La gouvernance de ces fondations ne va pas de soi, d’autant qu’en ce domaine, Romain et Lupicin ont des vues opposées, l’un admettant tous ceux qui se présentent, se montrant d’une indulgence que son frère juge exagérée envers les faibles qui craquent, pèchent, et s’en vont, péché suprême. Quand son cadet le blâme, Romain rétorque : "Dieu seul connaît le fond et les dispositions des cœurs." De son côté, les pénitences extravagantes de Lupicin, qui dort par terre, méprise le froid glacial de la région, reste huit jours sans se nourrir et finit même par refuser même de boire de l’eau, l’effraient et, lorsque, pour les châtier de leur relâchement, il met ses moines à la bouillie sans sel, ni lait, ni beurre, en poussant une douzaine à partir, Romain s’indigne et va lui-même récupérer les déserteurs. Ces méthodes, pour contraires qu’elles soient, portent des fruits identiques. L’on découvre à Romain, à son désespoir, des dons de thaumaturge, tandis que Lupicin, dans les moments de disette, multiplie le grain dans les greniers.
La mort de l’aîné
Durant l’hiver 460, au retour d’un pèlerinage au tombeau de saint Maurice à Agaune, Romain tombe malade et s’éteint le 28 février à La Baume, entre son frère et sa sœur.

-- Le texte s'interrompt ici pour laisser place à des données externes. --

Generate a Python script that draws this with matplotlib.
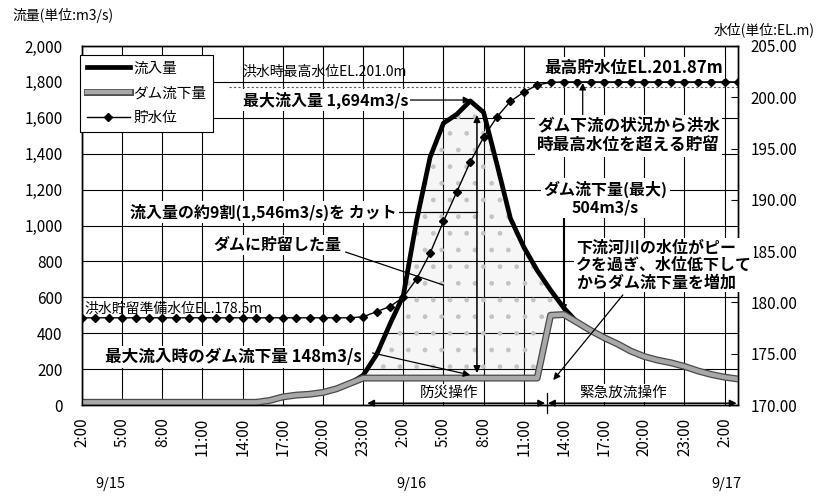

Pour Lupicin, la mort de l’aîné est cataclysmique mais il surmonte son deuil, s’inflige un surcroît de pénitences, sans prétendre désormais les imposer à son entourage et finit par assumer parfaitement l’écrasante charge de tous les monastères. Il meurt le 21 mars 480.
Pendant un millénaire, les miracles se multiplient sur le tombeau de Romain et Lupicin mais, en 1522, l’abbatiale de La Baume disparaît lors d’un incendie. Ce que l’on parvient à sauver des reliques sera partagé, celles de Romain installées dans l’église du nouveau village de Saint-Romain de la Roche et celles de Lupicin dans le village qui porte son nom.